L’alphabet de Vincent Borel

Le zonard, la pauvresse, le laissé-pour-compte n’ont de reconnaissance que depuis The Beggar’s Opera (1728). Pepusch et Gay créent alors l’antithèse de l’opera seria, le divertissement des puissants, et choisissent des personnages de voleurs et de prostituées. L’œuvre au succès retentissant fêta son bicentenaire avec L’Opéra de quat’sous de Brecht et Weill. L’opéra ne méprise pas la pauvreté car elle sait être vectrice d’émotion. Turin découvre La Bohème de Puccini en 1896. La mode était au vérisme dont la sensibilité sincère est la déclinaison italienne de notre naturalisme. En France, il a donné Le Juif polonais (1900) d’Erlanger, Le Chemineau (1907) de Leroux ou Louise (1900) de Charpentier.

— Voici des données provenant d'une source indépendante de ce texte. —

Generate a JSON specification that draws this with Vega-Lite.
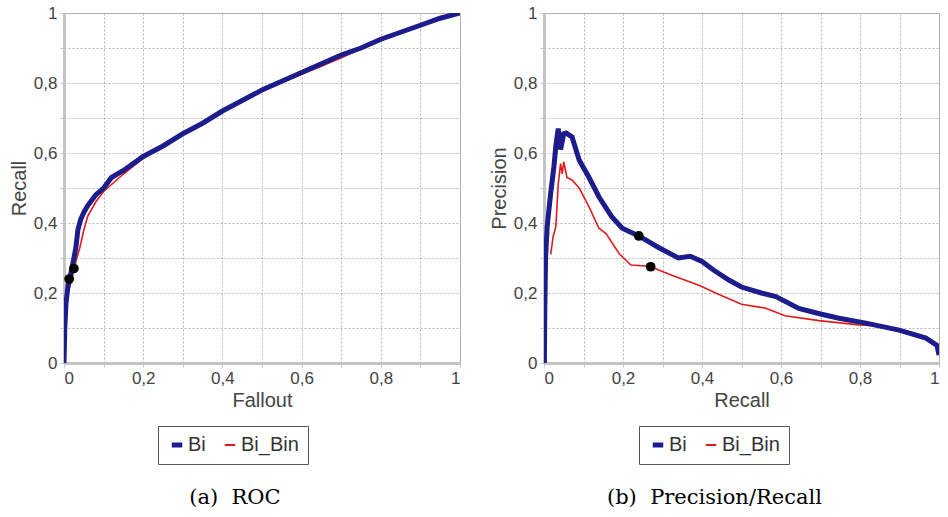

Mais les prolétaires ne sont pas qu’urbains, la campagne leur est tout aussi cruelle.  Cavalleria rusticana, L’Arlésienne ou La vida breve sont les drames d’une ruralité soumise à l’arbitraire latifundiaire. Durant un xxe siècle de révolutions et de dictatures, d’autres tabous, souvent inhérents à la misère, sont abordés ; l’infanticide avec Jenufa, le suicide dans Katja Kabanova. Lady Macbeth de Mzensk massacre l’ordre bourgeois et finit au goulag. Elle y rejoint De la maison des morts de Janácek et la Siberia d’Umberto Giordano.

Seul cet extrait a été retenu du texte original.